[Dataset records]
:::
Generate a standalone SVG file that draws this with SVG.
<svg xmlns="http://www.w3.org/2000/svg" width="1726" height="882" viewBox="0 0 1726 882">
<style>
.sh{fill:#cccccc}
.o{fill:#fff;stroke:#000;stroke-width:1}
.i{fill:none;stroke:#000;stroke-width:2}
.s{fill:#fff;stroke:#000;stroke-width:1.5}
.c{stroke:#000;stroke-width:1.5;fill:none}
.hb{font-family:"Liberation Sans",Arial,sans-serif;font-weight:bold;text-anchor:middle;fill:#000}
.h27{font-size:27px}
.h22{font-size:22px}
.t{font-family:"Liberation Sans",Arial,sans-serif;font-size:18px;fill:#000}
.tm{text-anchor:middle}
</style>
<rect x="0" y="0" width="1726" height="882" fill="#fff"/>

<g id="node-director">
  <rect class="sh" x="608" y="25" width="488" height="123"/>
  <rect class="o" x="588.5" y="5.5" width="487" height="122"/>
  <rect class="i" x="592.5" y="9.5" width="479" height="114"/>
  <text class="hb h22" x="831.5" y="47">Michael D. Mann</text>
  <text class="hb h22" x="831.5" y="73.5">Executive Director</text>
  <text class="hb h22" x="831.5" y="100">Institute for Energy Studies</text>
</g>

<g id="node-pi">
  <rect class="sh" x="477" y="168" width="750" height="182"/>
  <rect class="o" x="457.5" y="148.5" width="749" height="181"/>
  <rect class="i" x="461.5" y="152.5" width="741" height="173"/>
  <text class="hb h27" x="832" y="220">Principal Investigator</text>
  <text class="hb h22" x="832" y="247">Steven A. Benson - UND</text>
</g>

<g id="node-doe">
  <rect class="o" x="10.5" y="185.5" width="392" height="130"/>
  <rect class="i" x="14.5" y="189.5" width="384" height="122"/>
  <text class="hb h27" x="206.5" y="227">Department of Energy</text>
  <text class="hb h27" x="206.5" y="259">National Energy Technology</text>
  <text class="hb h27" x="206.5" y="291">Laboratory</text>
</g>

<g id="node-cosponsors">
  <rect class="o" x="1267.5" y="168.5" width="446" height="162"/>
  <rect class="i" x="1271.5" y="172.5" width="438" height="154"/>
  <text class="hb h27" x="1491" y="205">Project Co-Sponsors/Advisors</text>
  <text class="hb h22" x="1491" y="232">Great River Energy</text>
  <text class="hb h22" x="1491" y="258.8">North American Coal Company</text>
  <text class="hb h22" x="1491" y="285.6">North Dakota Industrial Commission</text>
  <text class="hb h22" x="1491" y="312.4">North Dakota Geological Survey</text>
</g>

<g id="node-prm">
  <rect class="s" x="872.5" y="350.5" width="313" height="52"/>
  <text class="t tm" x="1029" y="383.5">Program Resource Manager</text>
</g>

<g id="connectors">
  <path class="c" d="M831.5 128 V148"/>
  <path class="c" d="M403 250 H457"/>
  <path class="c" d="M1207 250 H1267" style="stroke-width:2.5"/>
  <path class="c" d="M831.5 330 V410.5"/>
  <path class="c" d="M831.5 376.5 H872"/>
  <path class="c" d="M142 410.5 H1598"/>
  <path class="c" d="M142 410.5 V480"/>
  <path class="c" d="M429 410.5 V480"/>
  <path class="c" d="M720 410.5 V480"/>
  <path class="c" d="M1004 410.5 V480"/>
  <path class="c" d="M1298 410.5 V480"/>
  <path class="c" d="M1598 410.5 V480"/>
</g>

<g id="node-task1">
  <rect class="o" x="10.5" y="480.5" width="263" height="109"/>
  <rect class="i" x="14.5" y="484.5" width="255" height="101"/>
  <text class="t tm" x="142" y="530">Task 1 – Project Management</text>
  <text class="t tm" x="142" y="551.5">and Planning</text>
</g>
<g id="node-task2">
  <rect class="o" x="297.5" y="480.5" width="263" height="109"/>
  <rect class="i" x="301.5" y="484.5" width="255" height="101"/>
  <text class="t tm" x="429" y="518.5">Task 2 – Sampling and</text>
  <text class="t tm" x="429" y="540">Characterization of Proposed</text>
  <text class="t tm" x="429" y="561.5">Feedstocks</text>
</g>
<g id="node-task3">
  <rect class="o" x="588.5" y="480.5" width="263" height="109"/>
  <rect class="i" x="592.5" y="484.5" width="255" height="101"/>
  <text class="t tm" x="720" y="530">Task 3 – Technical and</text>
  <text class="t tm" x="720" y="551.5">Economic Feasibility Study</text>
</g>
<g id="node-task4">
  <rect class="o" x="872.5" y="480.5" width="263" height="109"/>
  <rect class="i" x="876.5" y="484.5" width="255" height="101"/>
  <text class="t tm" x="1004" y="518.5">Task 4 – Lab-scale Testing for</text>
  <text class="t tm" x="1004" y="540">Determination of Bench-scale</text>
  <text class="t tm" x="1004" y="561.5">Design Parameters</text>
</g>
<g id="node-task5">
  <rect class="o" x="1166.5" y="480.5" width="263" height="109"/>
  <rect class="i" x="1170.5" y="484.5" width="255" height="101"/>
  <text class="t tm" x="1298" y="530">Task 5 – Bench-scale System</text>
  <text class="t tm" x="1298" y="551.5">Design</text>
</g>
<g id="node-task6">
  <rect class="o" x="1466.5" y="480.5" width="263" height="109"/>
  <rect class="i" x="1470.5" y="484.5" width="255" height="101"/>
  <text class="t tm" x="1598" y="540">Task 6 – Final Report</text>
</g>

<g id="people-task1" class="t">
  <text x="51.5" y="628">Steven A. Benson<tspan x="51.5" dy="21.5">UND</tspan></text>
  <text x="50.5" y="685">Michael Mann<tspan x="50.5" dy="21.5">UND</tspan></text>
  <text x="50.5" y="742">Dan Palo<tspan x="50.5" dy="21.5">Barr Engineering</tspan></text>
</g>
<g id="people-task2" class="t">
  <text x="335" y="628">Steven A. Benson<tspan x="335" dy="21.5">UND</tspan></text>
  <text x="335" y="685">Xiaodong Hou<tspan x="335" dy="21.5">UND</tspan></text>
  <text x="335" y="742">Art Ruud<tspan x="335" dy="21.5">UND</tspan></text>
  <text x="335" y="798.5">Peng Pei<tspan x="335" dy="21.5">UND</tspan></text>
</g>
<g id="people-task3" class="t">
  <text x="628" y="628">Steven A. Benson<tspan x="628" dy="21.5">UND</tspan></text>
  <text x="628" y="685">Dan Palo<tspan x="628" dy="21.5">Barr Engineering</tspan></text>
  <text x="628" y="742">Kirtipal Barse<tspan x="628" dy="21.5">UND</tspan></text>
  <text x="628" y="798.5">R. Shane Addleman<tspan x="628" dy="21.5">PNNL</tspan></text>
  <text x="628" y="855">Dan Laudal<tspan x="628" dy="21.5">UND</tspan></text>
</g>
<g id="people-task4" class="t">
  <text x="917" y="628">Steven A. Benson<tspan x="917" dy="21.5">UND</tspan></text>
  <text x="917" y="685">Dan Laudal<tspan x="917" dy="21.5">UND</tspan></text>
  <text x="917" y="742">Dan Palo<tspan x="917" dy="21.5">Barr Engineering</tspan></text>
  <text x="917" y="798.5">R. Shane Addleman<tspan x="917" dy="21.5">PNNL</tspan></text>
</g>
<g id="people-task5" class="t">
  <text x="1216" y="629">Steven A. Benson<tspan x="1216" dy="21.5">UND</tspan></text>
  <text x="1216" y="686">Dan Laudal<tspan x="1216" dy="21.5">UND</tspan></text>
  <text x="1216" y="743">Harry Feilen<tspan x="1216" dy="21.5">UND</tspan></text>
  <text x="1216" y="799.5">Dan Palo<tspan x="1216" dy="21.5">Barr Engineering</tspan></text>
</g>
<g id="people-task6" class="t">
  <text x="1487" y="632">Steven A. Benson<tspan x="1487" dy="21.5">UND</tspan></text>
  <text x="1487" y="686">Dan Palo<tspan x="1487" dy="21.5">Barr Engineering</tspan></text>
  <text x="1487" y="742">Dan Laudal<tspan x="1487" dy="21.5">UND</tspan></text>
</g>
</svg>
:::
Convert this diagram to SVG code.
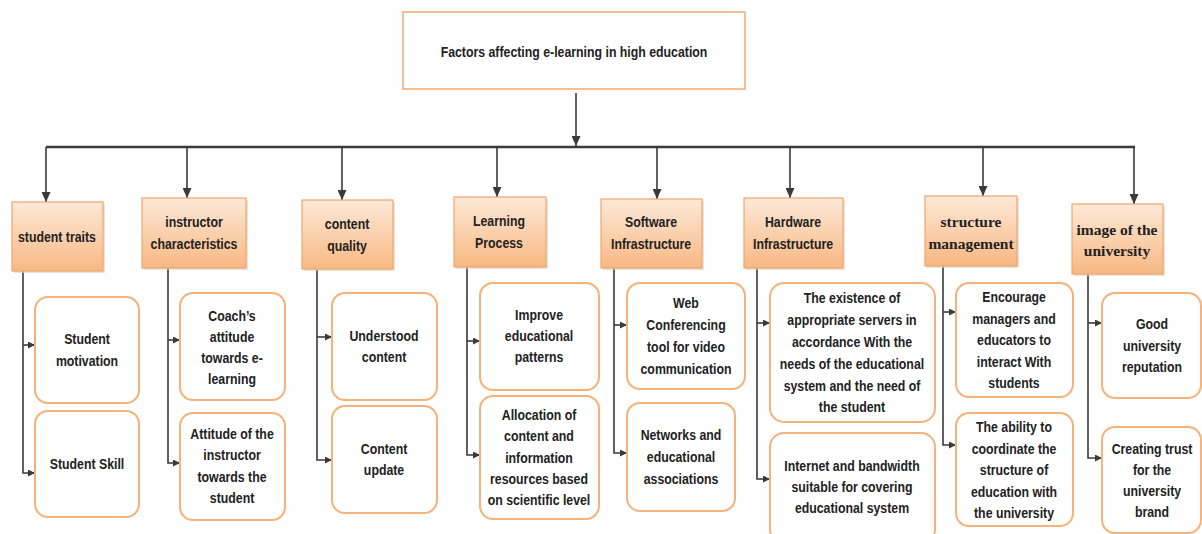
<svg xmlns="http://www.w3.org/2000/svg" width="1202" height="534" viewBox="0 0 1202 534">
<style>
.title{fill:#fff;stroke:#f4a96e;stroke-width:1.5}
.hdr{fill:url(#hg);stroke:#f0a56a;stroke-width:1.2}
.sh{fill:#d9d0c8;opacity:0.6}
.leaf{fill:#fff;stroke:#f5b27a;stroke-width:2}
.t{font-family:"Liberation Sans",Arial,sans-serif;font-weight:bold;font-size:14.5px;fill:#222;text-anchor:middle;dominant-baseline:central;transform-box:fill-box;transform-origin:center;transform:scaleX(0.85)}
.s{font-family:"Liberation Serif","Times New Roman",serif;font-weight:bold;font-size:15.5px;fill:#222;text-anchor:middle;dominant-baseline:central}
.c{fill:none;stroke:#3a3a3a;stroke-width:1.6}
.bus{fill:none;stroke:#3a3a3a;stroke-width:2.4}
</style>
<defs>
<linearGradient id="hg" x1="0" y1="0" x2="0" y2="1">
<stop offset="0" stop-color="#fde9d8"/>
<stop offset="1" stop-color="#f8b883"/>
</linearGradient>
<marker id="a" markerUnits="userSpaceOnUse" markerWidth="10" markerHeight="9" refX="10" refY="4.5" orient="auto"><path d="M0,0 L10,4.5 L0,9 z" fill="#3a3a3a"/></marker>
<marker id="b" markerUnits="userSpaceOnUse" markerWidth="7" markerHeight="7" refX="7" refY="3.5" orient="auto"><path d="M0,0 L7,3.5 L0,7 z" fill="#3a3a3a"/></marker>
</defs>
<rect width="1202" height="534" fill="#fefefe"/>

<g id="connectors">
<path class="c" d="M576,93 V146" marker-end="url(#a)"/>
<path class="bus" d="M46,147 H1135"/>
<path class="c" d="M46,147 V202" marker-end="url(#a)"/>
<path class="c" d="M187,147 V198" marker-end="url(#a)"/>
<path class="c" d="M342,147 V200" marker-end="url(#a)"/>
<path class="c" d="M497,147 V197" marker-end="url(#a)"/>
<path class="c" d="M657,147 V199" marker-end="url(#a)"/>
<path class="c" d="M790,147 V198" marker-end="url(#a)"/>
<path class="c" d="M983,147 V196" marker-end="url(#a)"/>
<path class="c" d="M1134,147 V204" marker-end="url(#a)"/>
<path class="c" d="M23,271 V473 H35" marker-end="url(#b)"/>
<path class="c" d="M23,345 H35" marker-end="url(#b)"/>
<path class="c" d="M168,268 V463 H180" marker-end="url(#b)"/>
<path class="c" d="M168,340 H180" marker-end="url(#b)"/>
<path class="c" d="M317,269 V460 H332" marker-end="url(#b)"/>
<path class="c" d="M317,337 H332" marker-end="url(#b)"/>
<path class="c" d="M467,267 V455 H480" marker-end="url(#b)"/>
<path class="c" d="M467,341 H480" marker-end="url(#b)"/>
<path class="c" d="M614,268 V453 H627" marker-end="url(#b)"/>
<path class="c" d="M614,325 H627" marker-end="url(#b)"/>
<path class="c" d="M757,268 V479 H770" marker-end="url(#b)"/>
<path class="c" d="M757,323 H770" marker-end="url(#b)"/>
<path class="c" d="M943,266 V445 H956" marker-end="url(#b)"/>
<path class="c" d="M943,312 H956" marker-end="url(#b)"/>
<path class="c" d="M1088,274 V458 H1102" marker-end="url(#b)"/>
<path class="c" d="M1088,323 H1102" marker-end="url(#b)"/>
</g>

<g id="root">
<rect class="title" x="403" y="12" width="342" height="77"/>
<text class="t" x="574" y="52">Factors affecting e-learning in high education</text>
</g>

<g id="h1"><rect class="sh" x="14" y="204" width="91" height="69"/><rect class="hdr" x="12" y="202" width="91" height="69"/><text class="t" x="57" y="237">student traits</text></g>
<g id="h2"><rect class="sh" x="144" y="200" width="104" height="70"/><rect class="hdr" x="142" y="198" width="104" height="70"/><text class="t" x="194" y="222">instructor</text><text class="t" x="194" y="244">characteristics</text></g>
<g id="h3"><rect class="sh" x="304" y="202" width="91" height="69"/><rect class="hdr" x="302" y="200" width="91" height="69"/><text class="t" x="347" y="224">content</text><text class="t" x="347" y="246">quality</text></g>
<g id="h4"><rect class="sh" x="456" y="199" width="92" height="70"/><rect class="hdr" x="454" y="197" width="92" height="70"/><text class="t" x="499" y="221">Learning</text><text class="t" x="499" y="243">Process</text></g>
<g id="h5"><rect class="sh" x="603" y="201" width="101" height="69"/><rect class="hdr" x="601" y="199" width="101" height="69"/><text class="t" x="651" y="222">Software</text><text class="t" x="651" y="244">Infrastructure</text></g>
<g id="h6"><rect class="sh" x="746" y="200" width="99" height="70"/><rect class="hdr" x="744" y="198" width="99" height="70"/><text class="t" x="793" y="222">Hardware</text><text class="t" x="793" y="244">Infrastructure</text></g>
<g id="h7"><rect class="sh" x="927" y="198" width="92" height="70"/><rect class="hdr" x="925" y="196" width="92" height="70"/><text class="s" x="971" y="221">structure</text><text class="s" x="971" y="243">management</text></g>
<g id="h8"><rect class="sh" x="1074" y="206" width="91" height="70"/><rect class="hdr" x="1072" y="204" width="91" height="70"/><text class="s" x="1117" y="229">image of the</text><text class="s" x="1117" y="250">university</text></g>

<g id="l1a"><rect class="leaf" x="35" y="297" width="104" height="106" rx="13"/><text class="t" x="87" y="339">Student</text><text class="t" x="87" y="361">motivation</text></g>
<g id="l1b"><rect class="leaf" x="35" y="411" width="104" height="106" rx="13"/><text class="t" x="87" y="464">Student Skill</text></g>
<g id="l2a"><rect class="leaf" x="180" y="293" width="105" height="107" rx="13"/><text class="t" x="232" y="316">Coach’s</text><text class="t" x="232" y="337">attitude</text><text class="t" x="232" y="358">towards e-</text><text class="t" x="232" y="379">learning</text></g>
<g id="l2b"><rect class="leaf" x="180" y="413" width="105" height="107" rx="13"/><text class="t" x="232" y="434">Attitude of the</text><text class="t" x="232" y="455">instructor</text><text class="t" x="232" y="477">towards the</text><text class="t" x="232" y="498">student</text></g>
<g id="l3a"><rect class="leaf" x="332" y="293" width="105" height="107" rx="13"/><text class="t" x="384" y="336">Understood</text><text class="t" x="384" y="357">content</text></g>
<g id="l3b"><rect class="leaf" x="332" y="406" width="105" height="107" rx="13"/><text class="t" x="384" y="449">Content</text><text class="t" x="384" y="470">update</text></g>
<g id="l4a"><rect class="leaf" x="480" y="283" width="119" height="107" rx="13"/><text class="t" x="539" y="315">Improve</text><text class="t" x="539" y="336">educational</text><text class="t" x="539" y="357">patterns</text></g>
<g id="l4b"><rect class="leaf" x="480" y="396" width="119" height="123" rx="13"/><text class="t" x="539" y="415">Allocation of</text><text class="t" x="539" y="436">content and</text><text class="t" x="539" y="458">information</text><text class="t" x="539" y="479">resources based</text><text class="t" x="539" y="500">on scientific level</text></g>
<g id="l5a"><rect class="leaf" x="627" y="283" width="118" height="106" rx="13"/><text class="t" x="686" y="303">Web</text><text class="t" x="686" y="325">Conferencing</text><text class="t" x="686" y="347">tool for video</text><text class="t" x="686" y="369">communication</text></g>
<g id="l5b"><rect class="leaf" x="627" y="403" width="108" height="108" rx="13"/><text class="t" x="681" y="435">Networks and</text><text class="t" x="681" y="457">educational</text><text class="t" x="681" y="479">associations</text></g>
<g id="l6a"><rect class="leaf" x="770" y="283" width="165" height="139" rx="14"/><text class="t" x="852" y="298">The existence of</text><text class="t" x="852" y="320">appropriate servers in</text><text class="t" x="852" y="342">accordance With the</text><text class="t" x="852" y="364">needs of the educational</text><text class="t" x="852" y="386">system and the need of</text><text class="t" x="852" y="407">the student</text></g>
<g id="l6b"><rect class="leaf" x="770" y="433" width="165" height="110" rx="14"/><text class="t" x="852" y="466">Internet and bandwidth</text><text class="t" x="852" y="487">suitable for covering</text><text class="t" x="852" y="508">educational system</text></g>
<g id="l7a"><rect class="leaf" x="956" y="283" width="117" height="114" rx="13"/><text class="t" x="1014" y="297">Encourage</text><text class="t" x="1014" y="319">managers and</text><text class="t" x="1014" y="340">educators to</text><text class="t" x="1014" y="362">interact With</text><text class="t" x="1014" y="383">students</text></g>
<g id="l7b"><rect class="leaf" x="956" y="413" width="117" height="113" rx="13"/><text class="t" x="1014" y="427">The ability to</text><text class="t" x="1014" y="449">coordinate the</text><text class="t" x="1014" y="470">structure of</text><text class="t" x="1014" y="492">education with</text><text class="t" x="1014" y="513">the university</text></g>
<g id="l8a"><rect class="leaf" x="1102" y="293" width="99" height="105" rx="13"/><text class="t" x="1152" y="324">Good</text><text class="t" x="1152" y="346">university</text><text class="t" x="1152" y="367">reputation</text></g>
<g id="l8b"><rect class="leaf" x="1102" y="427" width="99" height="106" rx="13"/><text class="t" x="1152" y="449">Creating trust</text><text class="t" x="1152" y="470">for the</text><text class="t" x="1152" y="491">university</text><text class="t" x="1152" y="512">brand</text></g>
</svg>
:::
AIM: Of the lines above, copy each that contains "this".

WORKED ANSWER:
Generate a standalone SVG file that draws this with SVG.
Convert this diagram to SVG code.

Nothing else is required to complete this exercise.